Each of the index PDFs is a sum of mu*signal + background components, something like:

w->obj("addPdfNonCentralHighPt")->Print()
RooAddPdf::addPdfNonCentralHighPt[ nonCentralHighPt_nBkg * bkgPdfNonCentralHighPt + nSigCoefNonCentralHighPt * sigPdfNonCentralHighPt ] = 0.00846833

The signal model is a gaussian*CB, the background model is an exponential. The part of the code where I make the models is here:

            # signal model
            self.addStr("BW_mean_sig{0}[125,121,129]".format(firstUpper(chan)))
            self.addStr("BW_mean_sig_gaus{0}[125,123,127]".format(firstUpper(chan)))_
            self.addStr("RooCBShape::sigCB{0}(x, BW_mean_sig{0}, CB_sigma_sig{0}[2,1,4], CB_a_sig{0}[1.75,1,2], CB_n_sig{0}[1.])".format(firstUpper(chan)))
            self.addStr("RooGaussian::sigGF{0}(x, BW_mean_sig_gaus{0}, BW_sigma_sig{0}[5,1,6])".format(firstUpper(chan)))
            self.addStr("SUM:{0}Pdf(sigCB{1}, frac_sig{1}[0.3,0, 0.4]* sigGF{1})".format(sigPdfName,firstUpper(chan)))                                                                    
            # extend and fix range
            sigPdf = RooExtendPdf(sigPdfName,sigPdfName,self.get(sigPdfName+"Pdf"),self.get(chan+"_nSig"),"bkgFitAll")
            sigPdf.fixAddCoefNormalization(RooArgSet(x),True)
            sigPdf.fixAddCoefRange("fullRange",True)
            # background model
            self.addStr("RooVoigtian::BW_bg{0} (x, mBW{0}[91.2], ZWidth{0}[2.49], sigma{0}[2])".format(firstUpper(chan)))_
            self.addStr("EXPR::exp_bg{0}('exp(a2_bg{0}*(x/1))*(1./pow((x/1), a3_bg{0}))',   x, a2_bg{0}[0,-1,1],a3_bg{0}[2,0,25])".format(firstUpper(chan)))
            self.addStr("SUM::{0}Pdf( BW_bg{1} , frac_bg{1}[0.1,0,1] * exp_bg{1} )".format(bkgPdfName,firstUpper(chan)))_
            # extend and fix range
            bkgPdf = RooExtendPdf(bkgPdfName,bkgPdfName,self.get(bkgPdfName+"Pdf"),self.get(chan+"_nBkg"),"bkgFitAll")
            bkgPdf.fixAddCoefNormalization(RooArgSet(x),True)
            bkgPdf.fixAddCoefRange("fullRange",True)

This issue is still there, if anyone has some idea what causes it any input would be helpful.
Thanks

Hi @aaronsw,

it’s hard to say after having a first look.
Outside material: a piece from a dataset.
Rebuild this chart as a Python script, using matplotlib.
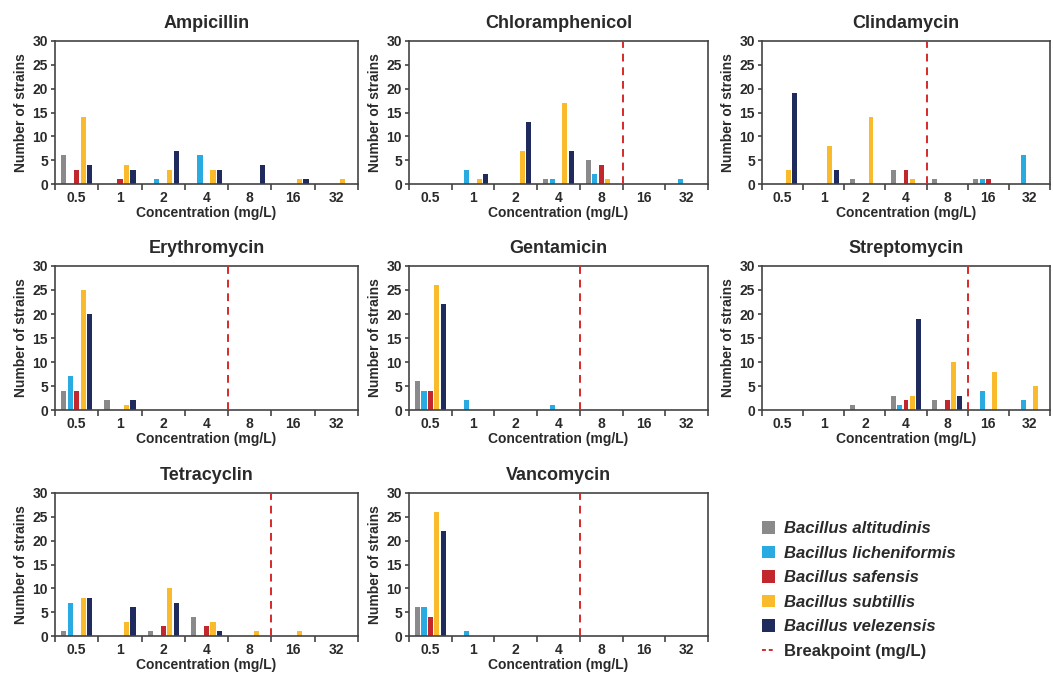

To better understand the PDF, I used
simPDF->graphVizTree("graph.dot")
giving this:

Is this the PDF you wanted?

Since it’s a simPDF, I would suggest to take out categories and fit them one-by-one. You might find that one of the categories has a bizarre feature that pulls mu down, completely dominating the fits in the other categories.

Hi @StephanH,

Thanks very much for the reply. Yes, this is the PDF that I want to fit.

The example of the fits from the top post are actually made with a single category. It’s set up in the simPDF, but there’s only one addPdf and category, so all the data used in the fit is visible in those plots.

After having a second look, I wonder if the PDF does the desired thing: Isn’t there a degeneracy between mu and vbfLoose_nSig?
You extend the signal PDF with nSig, but you also multiply with the product mu * nSig, yielding mu * nSig^2. That should create a degeneracy because the coefficients are 100% anti-correlated.

What about doing the following:
Don’t extend the PDFs because the RooAddPdf can do that for you. See e.g.
https://root.cern.ch/doc/master/classRooAddPdf.html#acafcca576f7839c046bea7c9edf31c22

That is, replace the extended PDFs in the third level of the tree by the RooAddPDFs from the fourth, and put the coefficients directly into the constructor as shown in the documentation.

Next, reparametrise the coefficient of the signal PDF as such:
c = mu/N_sig
and set N_sig constant. In this way, the fitter actually measures mu. Alternatively, measure N_sig directly.

This topic was automatically closed 14 days after the last reply. New replies are no longer allowed.